Pour une poignée de dollars (1964)


1. POUR UNE POIGNÉE DE DOLLARS
(PER UN PUGNO DI DOLLARI)

classe 4

Résumé :

Un cavalier solitaire monte deux familles rivales l’une contre l’autre dans une ville déchirée par l’avidité, la violence et la haine. 

unechance 7

Critique :

Tourné principalement à Almeria, en Espagne, ce western spaghetti créa le mythe d’un genre, bien que plus d’une vingtaine de films similaires avaient déjà été produits en Italie. Cependant, ce film fut le premier à bénéficier d’une sortie internationale conséquente. Il permit à Sergio Leone d’asseoir sa notoriété, après quelques réalisations sans grand intérêt, et à Clint Eastwood de devenir une vedette internationale. Ce film marqua aussi le début d’une longue collaboration du réalisateur italien avec Ennio Morricone, dont la musique est indissociable du long métrage.

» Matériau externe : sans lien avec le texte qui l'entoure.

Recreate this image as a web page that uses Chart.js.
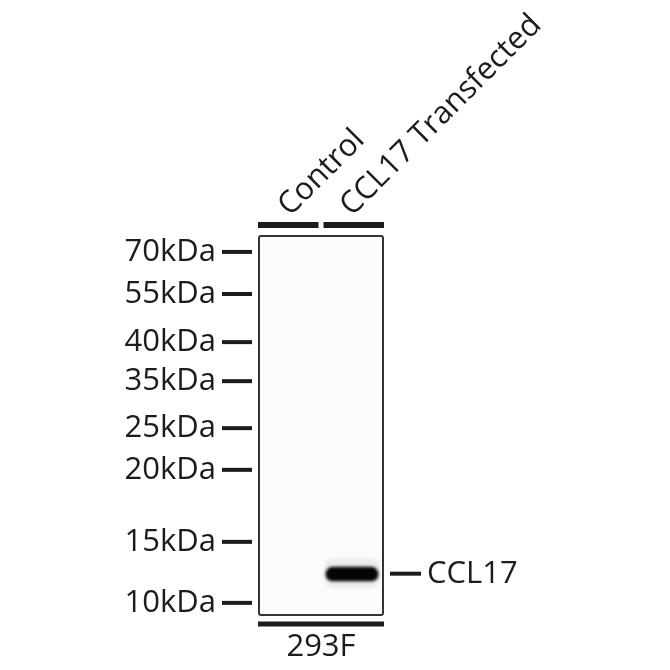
<!DOCTYPE html>
<html>
<head>
<meta charset="utf-8">
<script src="https://cdn.jsdelivr.net/npm/chart.js@4/dist/chart.umd.min.js"></script>
<style>
html,body{margin:0;padding:0;background:#fff;}
#wrap{width:670px;height:670px;position:relative;}
</style>
</head>
<body>
<div id="wrap"><canvas id="c" width="670" height="670"></canvas></div>
<script>
// ---- data read from the blot ----
const lanes = ['Control', 'CCL17 Transfected'];
const markerLabels = ['70kDa', '55kDa', '40kDa', '35kDa', '25kDa', '20kDa', '15kDa', '10kDa'];
// relative migration distance (0 = top of membrane, 100 = bottom)
const markerMigration = [4.2, 15.3, 28.0, 38.3, 50.7, 61.7, 80.7, 96.8];
const bandLabel = 'CCL17';
const bandValues = [null, [87.3, 91.1]]; // per lane, floating band extent
const bandHalo = [null, [85.0, 93.0]];
const bandCenter = 89.1;
const sampleLabel = '293F';

const FONT = "'Open Sans', 'Noto Sans', sans-serif";
const INK = '#1c1c1c';
const FS = 31;

const blurPlugin = {
  id: 'blur',
  beforeDatasetsDraw(chart) {
    const ctx = chart.ctx;
    ctx.save();
    ctx.filter = 'blur(1.7px)';
  },
  afterDatasetsDraw(chart) {
    chart.ctx.restore();
  }
};

const blotPlugin = {
  id: 'blot',
  beforeDraw(chart) {
    const {ctx, chartArea: a} = chart;
    ctx.save();
    ctx.fillStyle = '#fbfbfb';
    ctx.fillRect(a.left, a.top, a.right - a.left, a.bottom - a.top);
    ctx.restore();
  },
  afterDraw(chart) {
    const {ctx, chartArea: a} = chart;
    const y = chart.scales.y, y2 = chart.scales.y2, x = chart.scales.x;
    ctx.save();
    // membrane frame
    ctx.strokeStyle = '#333';
    ctx.lineWidth = 2;
    ctx.beginPath();
    ctx.roundRect(a.left, a.top, a.right - a.left, a.bottom - a.top, 2);
    ctx.stroke();
    ctx.strokeStyle = INK;
    ctx.lineCap = 'butt';
    // marker dashes
    ctx.lineWidth = 4;
    markerMigration.forEach(v => {
      const py = y.getPixelForValue(v);
      ctx.beginPath();
      ctx.moveTo(a.left - 37, py);
      ctx.lineTo(a.left - 7, py);
      ctx.stroke();
    });
    // band pointer
    const by = y2.getPixelForValue(bandCenter);
    ctx.beginPath();
    ctx.moveTo(a.right + 7, by);
    ctx.lineTo(a.right + 38, by);
    ctx.stroke();
    // lane bars
    ctx.lineWidth = 6;
    const w = (a.right - a.left) / lanes.length;
    lanes.forEach((l, i) => {
      const c = x.getPixelForValue(i);
      const x0 = i === 0 ? a.left - 1 : c - w / 2 + 2.5;
      const x1 = i === lanes.length - 1 ? a.right + 1 : c + w / 2 - 2.5;
      ctx.beginPath();
      ctx.moveTo(x0, a.top - 11);
      ctx.lineTo(x1, a.top - 11);
      ctx.stroke();
    });
    // sample bar
    ctx.lineWidth = 5;
    ctx.beginPath();
    ctx.moveTo(a.left - 1, a.bottom + 9);
    ctx.lineTo(a.right + 1, a.bottom + 9);
    ctx.stroke();
    ctx.restore();
  }
};

function noPad(s) { s.paddingTop = 0; s.paddingBottom = 0; s.paddingLeft = 0; s.paddingRight = 0; }

new Chart(document.getElementById('c'), {
  type: 'bar',
  data: {
    labels: lanes,
    datasets: [{
      data: bandHalo,
      backgroundColor: 'rgba(0,0,0,0.06)',
      borderSkipped: false,
      borderRadius: 10,
      grouped: false,
      barPercentage: 0.95,
      categoryPercentage: 0.95,
      order: 2
    }, {
      data: bandValues,
      backgroundColor: '#050505',
      borderSkipped: false,
      borderRadius: 7,
      grouped: false,
      barPercentage: 0.9,
      categoryPercentage: 0.95,
      order: 1
    }]
  },
  options: {
    responsive: false,
    animation: false,
    devicePixelRatio: 1,
    layout: {padding: 0},
    plugins: {legend: {display: false}, tooltip: {enabled: false}},
    scales: {
      x: {
        type: 'category',
        position: 'top',
        grid: {display: false, drawTicks: false},
        border: {display: false},
        ticks: {
          minRotation: 45, maxRotation: 45, autoSkip: false,
          padding: 12,
          labelOffset: 20,
          color: INK,
          font: {family: FONT, size: FS}
        },
        afterFit(s) { s.height = 236; noPad(s); }
      },
      xb: {
        type: 'category',
        position: 'bottom',
        labels: lanes,
        grid: {display: false, drawTicks: false},
        border: {display: false},
        ticks: {display: false},
        title: {display: true, text: sampleLabel, color: INK, font: {family: FONT, size: FS}, padding: {top: 0, bottom: 4}},
        afterFit(s) { s.height = 55; noPad(s); }
      },
      y: {
        type: 'linear',
        position: 'left',
        reverse: true,
        min: 0, max: 100,
        grid: {display: false, drawTicks: false},
        border: {display: false},
        afterBuildTicks(s) { s.ticks = markerMigration.map(v => ({value: v})); },
        ticks: {
          autoSkip: false,
          padding: 43,
          color: INK,
          font: {family: FONT, size: FS},
          callback: (v, i) => markerLabels[i]
        },
        afterFit(s) { s.width = 259; noPad(s); }
      },
      y2: {
        type: 'linear',
        position: 'right',
        reverse: true,
        min: 0, max: 100,
        grid: {display: false, drawTicks: false},
        border: {display: false},
        afterBuildTicks(s) { s.ticks = [{value: bandCenter}]; },
        ticks: {
          autoSkip: false,
          padding: 44,
          color: INK,
          font: {family: FONT, size: FS},
          callback: () => bandLabel
        },
        afterFit(s) { s.width = 287; noPad(s); }
      }
    }
  },
  plugins: [blurPlugin, blotPlugin]
});
</script>
</body>
</html>
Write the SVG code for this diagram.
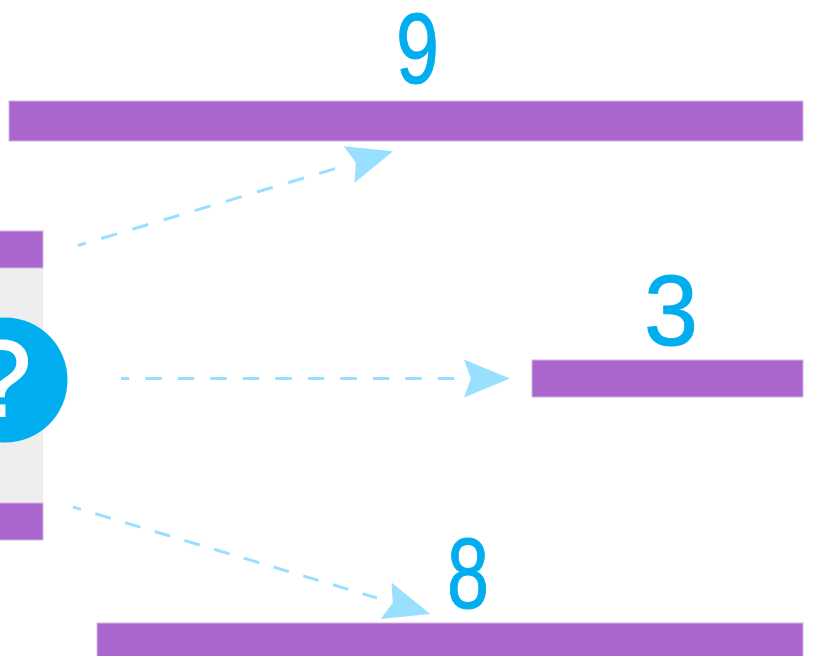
<svg xmlns="http://www.w3.org/2000/svg" width="813" height="656" viewBox="0 0 813 656">
<style>
.bar{fill:#aa66cc;stroke:#d4b3e6;stroke-width:1}
.num{font-family:"Liberation Sans",Arial,sans-serif;font-size:100px;fill:#00aeef;stroke:#00aeef;stroke-width:1;stroke-linejoin:round}
.link{fill:none;stroke:#99e0ff;stroke-width:3;stroke-dasharray:16.5 16;stroke-dashoffset:8.2}
</style>
<defs>
<marker id="arrow" markerUnits="userSpaceOnUse" markerWidth="50" markerHeight="42" refX="-9.5" refY="21" orient="auto">
<path d="M0 2 L46 21 L0 40 L7 21 Z" fill="#99e0ff"/>
</marker>
</defs>
<rect width="813" height="656" fill="#ffffff"/>
<g id="left-node">
<rect x="-2" y="268" width="45" height="235" fill="#eeeeee"/>
<rect class="bar" x="-2" y="231" width="45" height="37"/>
<rect class="bar" x="-2" y="503" width="45" height="37"/>
<circle cx="5" cy="380" r="62.5" fill="#00aeef"/>
<text x="1" y="416" text-anchor="middle" font-family="Liberation Sans, Arial, sans-serif" font-size="108" fill="#ffffff" stroke="#ffffff" stroke-width="2">?</text>
</g>
<g id="node-9">
<rect class="bar" x="9" y="101" width="794" height="40"/>
<text class="num" x="396" y="83" textLength="43" lengthAdjust="spacingAndGlyphs">9</text>
</g>
<g id="node-3">
<rect class="bar" x="532" y="360" width="271" height="37"/>
<text class="num" x="644" y="345" textLength="54" lengthAdjust="spacingAndGlyphs">3</text>
</g>
<g id="node-8">
<rect class="bar" x="97" y="623" width="706" height="40"/>
<text class="num" x="447" y="608" textLength="42" lengthAdjust="spacingAndGlyphs">8</text>
</g>
<g id="connectors">
<path class="link" d="M78 245.5 L340 167.2" marker-end="url(#arrow)"/>
<path class="link" d="M121 378.5 L454.4 378.5" marker-end="url(#arrow)"/>
<path class="link" style="stroke-dasharray:16 15;stroke-dashoffset:7.7" d="M73 507 L377 598" marker-end="url(#arrow)"/>
</g>
</svg>
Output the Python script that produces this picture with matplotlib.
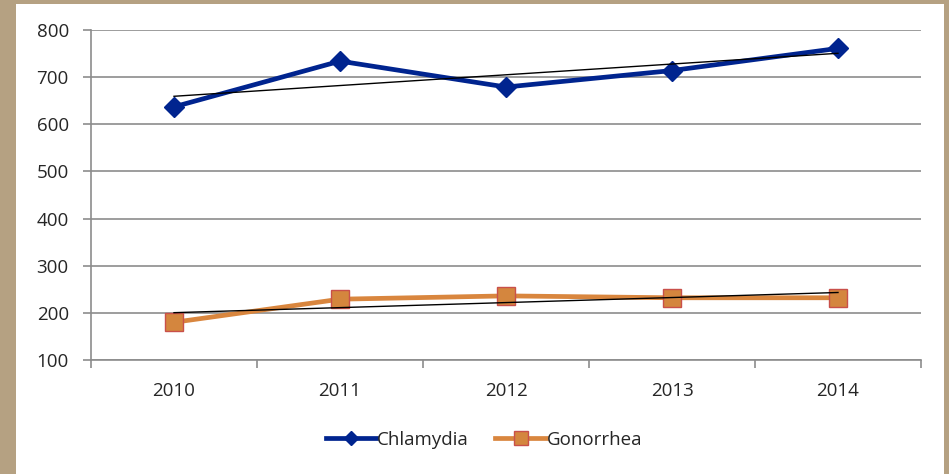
import matplotlib.pyplot as plt
from matplotlib.patches import Rectangle
import numpy as np

years = ["2010", "2011", "2012", "2013", "2014"]
chlamydia = [637, 734, 679, 714, 761]
gonorrhea = [180, 229, 236, 232, 232]

W, H = 949, 474
fig = plt.figure(figsize=(W / 100, H / 100), dpi=100)
fig.patch.set_facecolor("#b5a182")
# white chart area inside the tan frame
fig.patches.append(Rectangle((16 / W, 0), (944 - 16) / W, (H - 4) / H,
                             transform=fig.transFigure, facecolor="white",
                             edgecolor="none", zorder=-5))

ax = fig.add_axes([91 / W, 1 - 360 / H, (921 - 91) / W, 330 / H])
ax.set_facecolor("white")

x = np.arange(len(years))
ax.plot(x, chlamydia, color="#00248f", lw=3.4, marker="D", ms=10,
        mfc="#00248f", mec="#00248f", label="Chlamydia", zorder=3)
ax.plot(x, gonorrhea, color="#d9863e", lw=3.4, marker="s", ms=12.5,
        mfc="#d4863e", mec="#c9504a", mew=1, label="Gonorrhea", zorder=3)

# linear trend lines
for s in (chlamydia, gonorrhea):
    k, b = np.polyfit(x, s, 1)
    ax.plot(x, k * x + b, color="black", lw=1, zorder=4)

ax.set_xlim(-0.5, 4.5)
ax.set_ylim(100, 800)
ax.set_yticks(range(100, 801, 100))
ax.set_xticks(x)
ax.set_xticklabels(years)
ax.set_xticks(np.arange(-0.5, 5, 1), minor=True)
ax.tick_params(axis="x", which="major", length=0, pad=16)
ax.tick_params(axis="x", which="minor", length=6, color="#8c8c8c", width=1.2)
ax.tick_params(axis="y", length=6, color="#8c8c8c", width=1.2, pad=10)
for lab in ax.get_xticklabels() + ax.get_yticklabels():
    lab.set_fontsize(13.5)
    lab.set_color("#262626")
    lab.set_fontfamily("Open Sans")

ax.grid(axis="y", color="#8c8c8c", lw=1.2)
ax.set_axisbelow(True)
for sp in ["top", "right"]:
    ax.spines[sp].set_visible(False)
for sp in ["left", "bottom"]:
    ax.spines[sp].set_color("#8c8c8c")
    ax.spines[sp].set_linewidth(1.2)

leg = fig.legend(loc="center", bbox_to_anchor=(484 / W, 1 - 440 / H), ncol=2,
                 frameon=False, handlelength=2.7, handletextpad=0.05,
                 columnspacing=1.4, markerscale=0.75,
                 prop={"family": "Open Sans", "size": 13.5})
for t in leg.get_texts():
    t.set_color("#262626")

fig.savefig("out.png", dpi=100)
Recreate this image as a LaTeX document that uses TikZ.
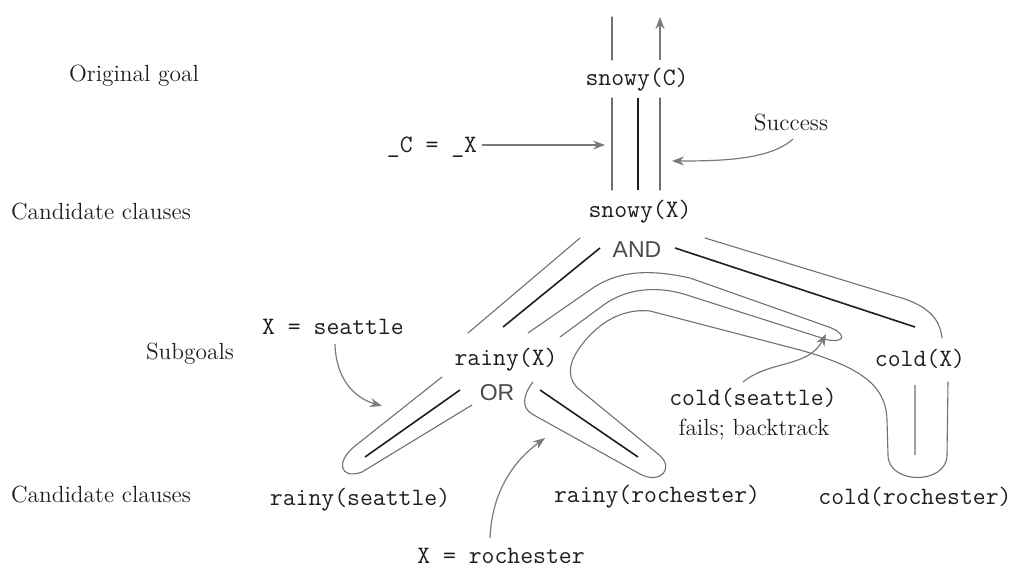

L’interprétation d’Eastwood lui vaudra sa renommée qui le suit encore aujourd’hui. L’homme sans nom – en fait, surnommé Joe par le croque-mort – est un personnage taciturne, qui tire profit de la rivalité entre les Baxter, trafiquants d’armes, et les Rojo, qui font de la contrebande d’alcool, pour s’enrichir et assainir la ville frontalière mexicaine de San Miguel. Les Rojo s’avèrent plus dangereux que leurs rivaux, principalement à cause du redoutable et sadique Ramon, superbement interprété par Gian Maria Volonte même si, personnellement, je n’apprécie pas du tout cet acteur. Ce dernier ne s’est pas très bien entendu avec Leone qui le trouvait arrogant. Quant aux relations entre Eastwood et Volonte, elles furent limitées par la barrière de la langue et des opinions politiques diamétralement opposées. 

ladoublure 3

L’arrivée de l’étranger, vêtu d'un poncho, à dos de mulet, dans la petite ville fantomatique, où les habitants sont terrés dans leur maison, est une superbe séquence. Il trouvera deux alliés, l’aubergiste et le fabricant de cercueils. Par ruse et en profitant de sa dextérité au révolver, il extorque des sommes d’argent aux deux familles riches et puissantes en leur fournissant des renseignements qui ont pour but de les autodétruire. Le héros commet néanmoins une erreur et, alors qu’il semblait dominer la situation, il est passé à tabac par les frères Rojo dans une des deux scènes hyper violentes du film ; la seconde étant l’exécution de la famille Baxter lors d’une longue séquence apocalyptique. Malgré ces passages sadiques, le film n’est pas dénué d’humour, comme lorsque l’étranger demande aux hommes de main de Baxter de s’excuser auprès de sa mule : « You see, my mule don't like people laughing. He gets the crazy idea you're laughin' at him. Now if you apologize, like I know you're going to, I might convince him that you really didn't mean it.”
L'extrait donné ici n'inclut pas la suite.